### TASK DESCRIPTION
Read the entries below and pull out each line with the string "this".

'''

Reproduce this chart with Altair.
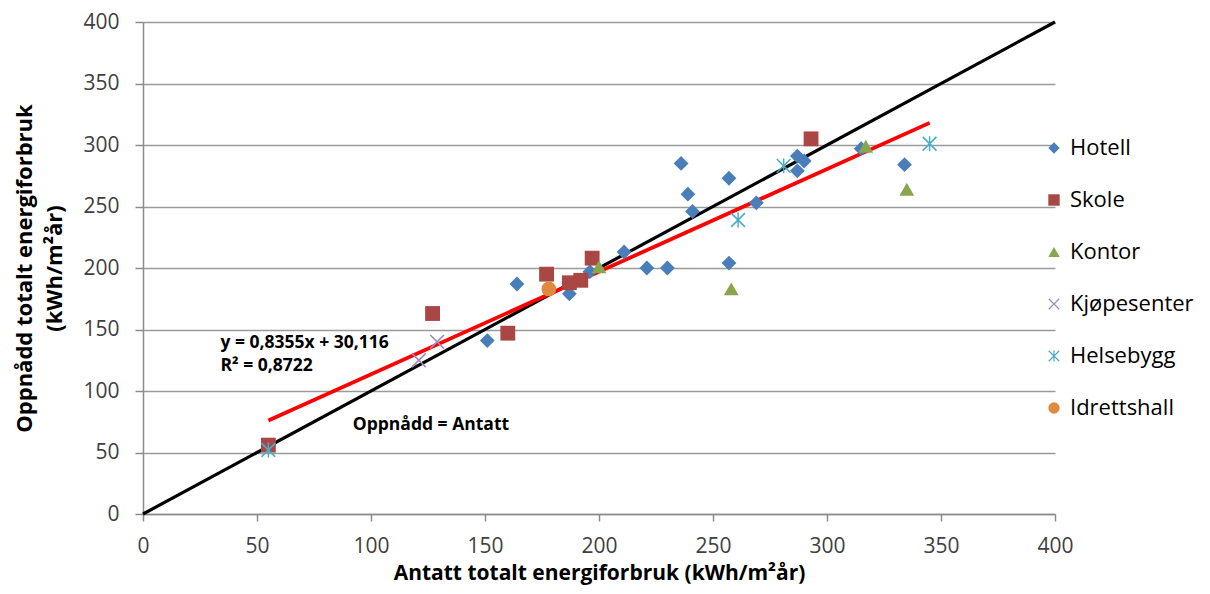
import altair as alt
import pandas as pd

# ---- data ----
categories = ["Hotell", "Skole", "Kontor", "Kjøpesenter", "Helsebygg", "Idrettshall"]
colors = ["#4A7EBB", "#AA4643", "#89A54E", "#9E8CB8", "#4BACC6", "#E08A3F"]

hotell_x = [151, 164, 187, 196, 211, 221, 230, 236, 239, 241, 257, 257, 269, 287, 287, 290, 315, 334]
hotell_y = [141, 187, 179, 197, 213, 200, 200, 285, 260, 246, 273, 204, 253, 291, 279, 287, 297, 284]
skole_x = [55, 127, 160, 177, 187, 192, 197, 293]
skole_y = [56, 163, 147, 195, 188, 190, 208, 305]
kontor_x = [200, 258, 317, 335]
kontor_y = [201, 183, 299, 264]
kjop_x = [121, 129]
kjop_y = [125, 140]
helse_x = [55, 261, 281, 345]
helse_y = [52, 239, 283, 301]
idrett_x = [178]
idrett_y = [183]

identity_x = [0, 400]
identity_y = [0, 400]
trend_x = [55, 345]
trend_y = [76, 318]

axis_ticks = [0, 50, 100, 150, 200, 250, 300, 350, 400]

annot_text = ["y = 0,8355x + 30,116", "R² = 0,8722", "Oppnådd = Antatt"]
annot_x = [34, 34, 92]
annot_y = [139, 120, 72]

# ---- build tables ----
groups = [
    (hotell_x, hotell_y), (skole_x, skole_y), (kontor_x, kontor_y),
    (kjop_x, kjop_y), (helse_x, helse_y), (idrett_x, idrett_y),
]
rows = []
for cat, (xs, ys) in zip(categories, groups):
    for xv, yv in zip(xs, ys):
        rows.append({"x": xv, "y": yv, "kind": cat})
pts = pd.DataFrame(rows)
ident = pd.DataFrame({"x": identity_x, "y": identity_y})
trend = pd.DataFrame({"x": trend_x, "y": trend_y})
annot = pd.DataFrame({"x": annot_x, "y": annot_y, "t": annot_text})

X_PATH = ("M-1,-0.85L-0.85,-1L1,0.85L0.85,1Z "
          "M-1,0.85L0.85,-1L1,-0.85L-0.85,1Z")
STAR_PATH = X_PATH + " M-0.1,-1L0.1,-1L0.1,1L-0.1,1Z"
shapes = ["diamond", "square", "triangle-up", X_PATH, STAR_PATH, "circle"]

FONT = "Open Sans"

xscale = alt.Scale(domain=[0, 400], nice=False, zero=True)
yscale = alt.Scale(domain=[0, 400], nice=False, zero=True)

xaxis = alt.Axis(values=axis_ticks, title="Antatt totalt energiforbruk (kWh/m²år)",
                 grid=False, tickSize=7, labelPadding=14, titlePadding=6, labelFlush=False,
                 titleFontSize=21)
yaxis = alt.Axis(values=axis_ticks, title=["Oppnådd totalt energiforbruk", "(kWh/m²år)"],
                 grid=True, tickSize=8, labelPadding=16, titlePadding=16, labelFlush=False)

base_x = alt.X("x:Q", scale=xscale, axis=xaxis)
base_y = alt.Y("y:Q", scale=yscale, axis=yaxis)

ident_line = alt.Chart(ident).mark_line(color="black", strokeWidth=3.2).encode(x=base_x, y=base_y)
trend_line = alt.Chart(trend).mark_line(color="#FF0000", strokeWidth=3.8).encode(x="x:Q", y="y:Q")

leg = alt.Legend(title=None, orient="none", legendX=900, legendY=115,
                 labelFontSize=22, labelFont=FONT, labelColor="#000000",
                 symbolSize=130, rowPadding=30, labelOffset=5,
                 symbolStrokeWidth=0)

points = alt.Chart(pts).mark_point(filled=True, opacity=1, size=220, strokeWidth=0).encode(
    x="x:Q",
    y="y:Q",
    color=alt.Color("kind:N", scale=alt.Scale(domain=categories, range=colors), legend=leg),
    shape=alt.Shape("kind:N", scale=alt.Scale(domain=categories, range=shapes), legend=leg),
)

texts = alt.Chart(annot).mark_text(align="left", baseline="middle", font=FONT,
                                   fontSize=17.5, fontWeight="bold", color="#000000").encode(
    x="x:Q", y="y:Q", text="t:N")

chart = alt.layer(ident_line, trend_line, points, texts).properties(
    width=912, height=492,
    autosize=alt.AutoSizeParams(type="none"),
    padding={"left": 135, "top": 14, "right": 147, "bottom": 72},
).configure_view(stroke=None).configure_axis(
    labelFont=FONT, titleFont=FONT, labelFontSize=21, titleFontSize=22,
    labelColor="#404040", titleColor="#000000", titleFontWeight="bold",
    domainColor="#8C8C8C", tickColor="#8C8C8C", gridColor="#9A9A9A",
    domainWidth=1.5, tickWidth=1.5, gridWidth=1.5, titleLineHeight=30,
)

chart.save("out.html", embed_options={"renderer": "svg", "actions": False})
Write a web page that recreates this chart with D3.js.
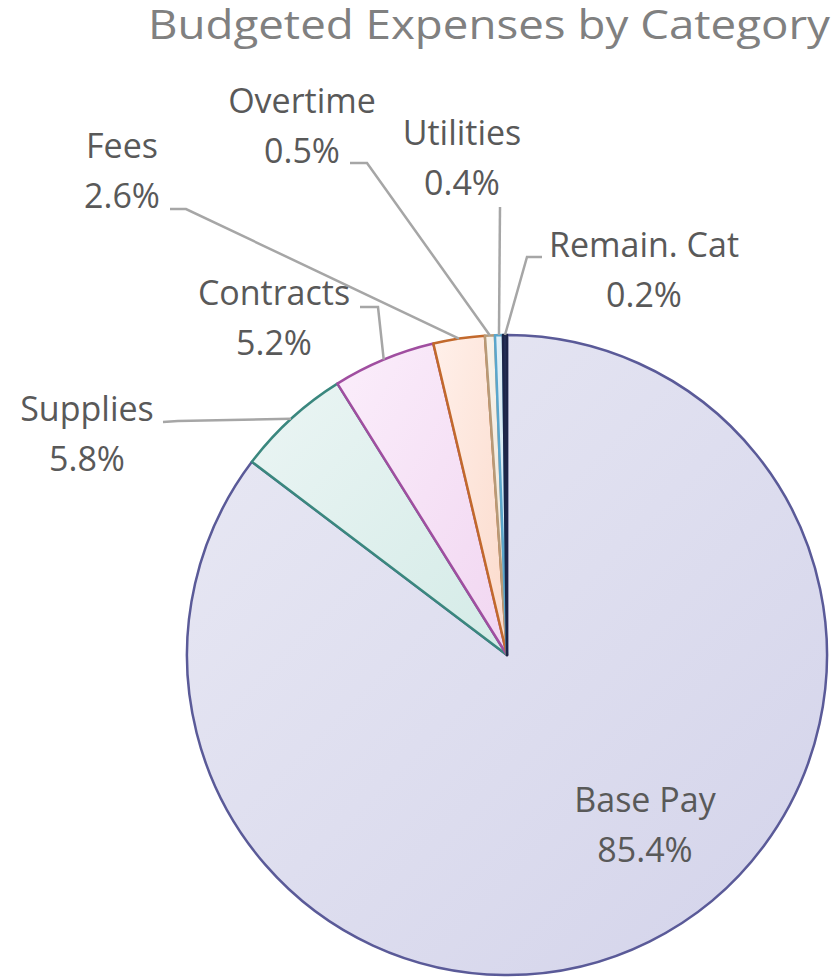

'''

### TASK OUTPUT
Reproduce this chart with Altair.
Write a web page that recreates this chart with D3.js.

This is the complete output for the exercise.